#### SOURCE DATA
::::

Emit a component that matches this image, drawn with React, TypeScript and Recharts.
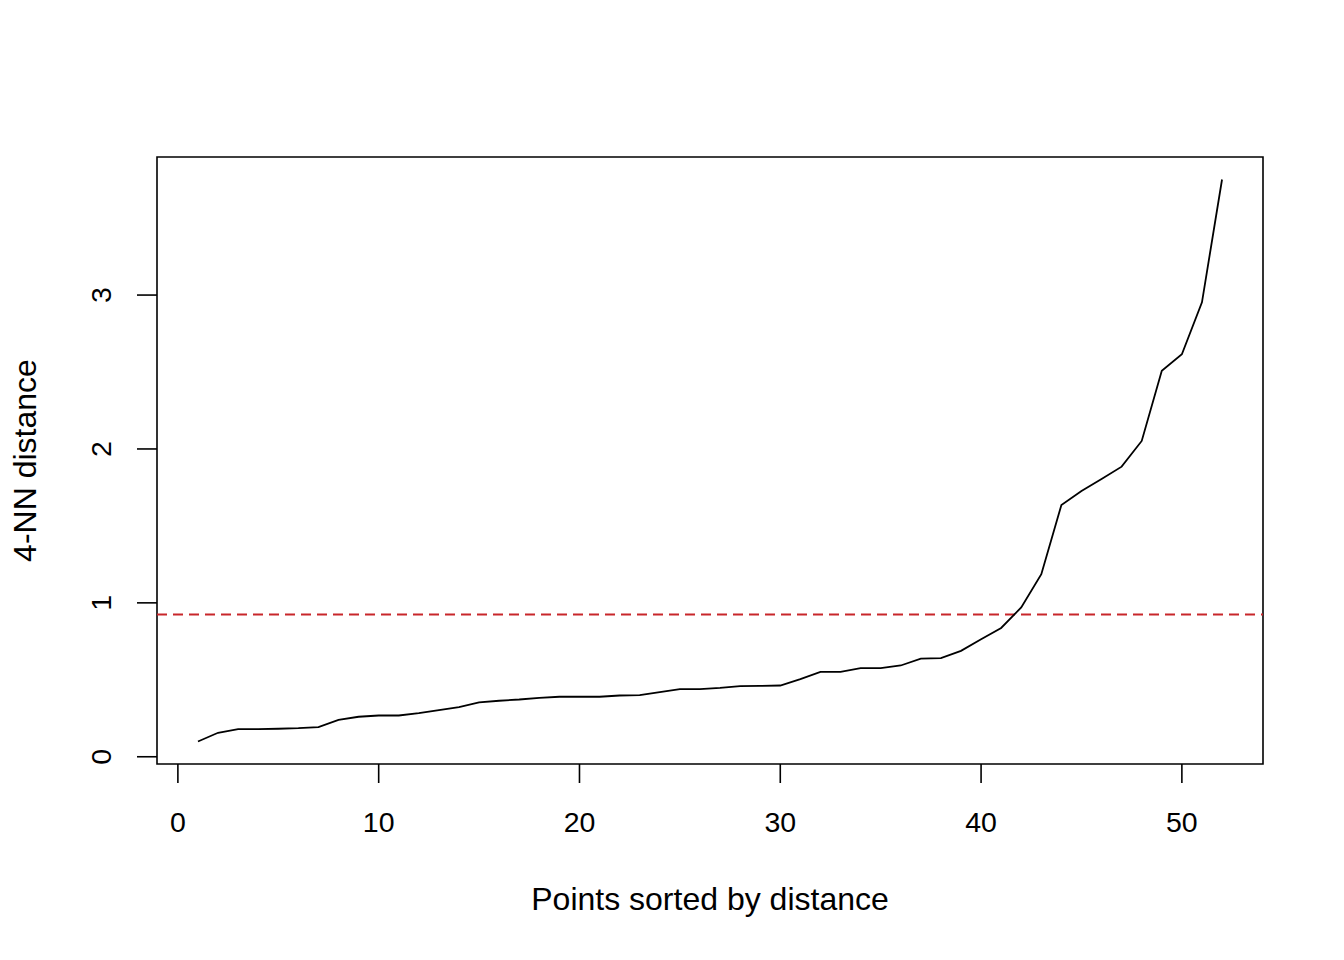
import { LineChart, Line, XAxis, YAxis, ReferenceLine, ReferenceArea, Label } from 'recharts';

// sorted 4-NN distances, one per point
const knnDist = [
  0.099, 0.156, 0.18, 0.18, 0.182, 0.186, 0.193, 0.24, 0.26, 0.268,
  0.268, 0.284, 0.303, 0.323, 0.353, 0.364, 0.372, 0.383, 0.39, 0.39,
  0.39, 0.398, 0.4, 0.42, 0.44, 0.44, 0.448, 0.459, 0.46, 0.463,
  0.505, 0.552, 0.552, 0.576, 0.576, 0.593, 0.638, 0.641, 0.688, 0.764,
  0.837, 0.97, 1.186, 1.636, 1.727, 1.805, 1.885, 2.052, 2.508, 2.615,
  2.953, 3.751,
];
const epsValue = 0.924;
const xTicks = [0, 10, 20, 30, 40, 50];
const yTicks = [0, 1, 2, 3];

const data = knnDist.map((d, i) => ({ idx: i + 1, dist: d }));

// R-style 4% padding on both axes
const pad = (lo: number, hi: number) => [lo - (hi - lo) * 0.04, hi + (hi - lo) * 0.04];
const xDomain = pad(1, knnDist.length);
const yDomain = pad(Math.min(...knnDist), Math.max(...knnDist));

const FONT = '"Liberation Sans", Arial, sans-serif';

const XTick = (props: any) => {
  const { x, y, payload } = props;
  return (
    <g>
      <line x1={x} y1={y} x2={x} y2={y + 19} stroke="#000" strokeWidth={1.6} />
      <text x={x} y={y + 68} textAnchor="middle" fontSize={28.5} fontFamily={FONT} fill="#000">
        {payload.value}
      </text>
    </g>
  );
};

const YTick = (props: any) => {
  const { x, y, payload } = props;
  return (
    <g>
      <line x1={x - 20} y1={y} x2={x} y2={y} stroke="#000" strokeWidth={1.6} />
      <text
        x={x - 46}
        y={y}
        transform={`rotate(-90, ${x - 46}, ${y})`}
        textAnchor="middle"
        fontSize={28.5}
        fontFamily={FONT}
        fill="#000"
      >
        {payload.value}
      </text>
    </g>
  );
};

export default function App() {
  return (
    <div style={{ position: 'absolute', left: 0, top: 0, background: '#fff' }}>
      <LineChart
        width={1344}
        height={960}
        data={data}
        margin={{ top: 157, right: 81, bottom: 0, left: 0 }}
      >
        <XAxis
          dataKey="idx"
          type="number"
          domain={xDomain}
          ticks={xTicks}
          height={196}
          axisLine={false}
          tickLine={false}
          tickSize={0}
          tickMargin={0}
          tick={<XTick />}
          allowDataOverflow
        >
          <Label
            content={(p: any) => {
              const vb = p.viewBox;
              return (
                <text
                  x={vb.x + vb.width / 2}
                  y={vb.y + 146}
                  textAnchor="middle"
                  fontSize={32}
                  fontFamily={FONT}
                  fill="#000"
                >
                  Points sorted by distance
                </text>
              );
            }}
          />
        </XAxis>
        <YAxis
          type="number"
          domain={yDomain}
          ticks={yTicks}
          width={157}
          axisLine={false}
          tickLine={false}
          tickSize={0}
          tickMargin={0}
          tick={<YTick />}
          allowDataOverflow
        >
          <Label
            content={(p: any) => {
              const vb = p.viewBox;
              const cy = vb.y + vb.height / 2;
              return (
                <text
                  x={36}
                  y={cy}
                  transform={`rotate(-90, 36, ${cy})`}
                  textAnchor="middle"
                  fontSize={32}
                  fontFamily={FONT}
                  fill="#000"
                >
                  4-NN distance
                </text>
              );
            }}
          />
        </YAxis>
        <ReferenceArea
          x1={xDomain[0]}
          x2={xDomain[1]}
          y1={yDomain[0]}
          y2={yDomain[1]}
          fill="none"
          fillOpacity={0}
          stroke="#000"
          strokeWidth={1.6}
          strokeOpacity={1}
          ifOverflow="visible"
        />
        <ReferenceLine y={epsValue} stroke="#C8262B" strokeWidth={2} strokeDasharray="10 6" />
        <Line
          type="linear"
          dataKey="dist"
          stroke="#000"
          strokeWidth={1.8}
          dot={false}
          isAnimationActive={false}
        />
      </LineChart>
    </div>
  );
}
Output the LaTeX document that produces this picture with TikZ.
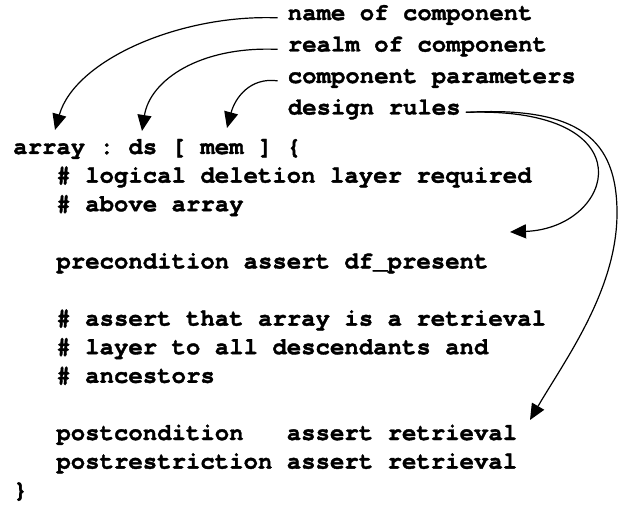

::::

#### TASK GOAL
Show the lines where the word "with" appears in the entries.

#### WRITTEN REPLY
Emit a component that matches this image, drawn with React, TypeScript and Recharts.
Output the LaTeX document that produces this picture with TikZ.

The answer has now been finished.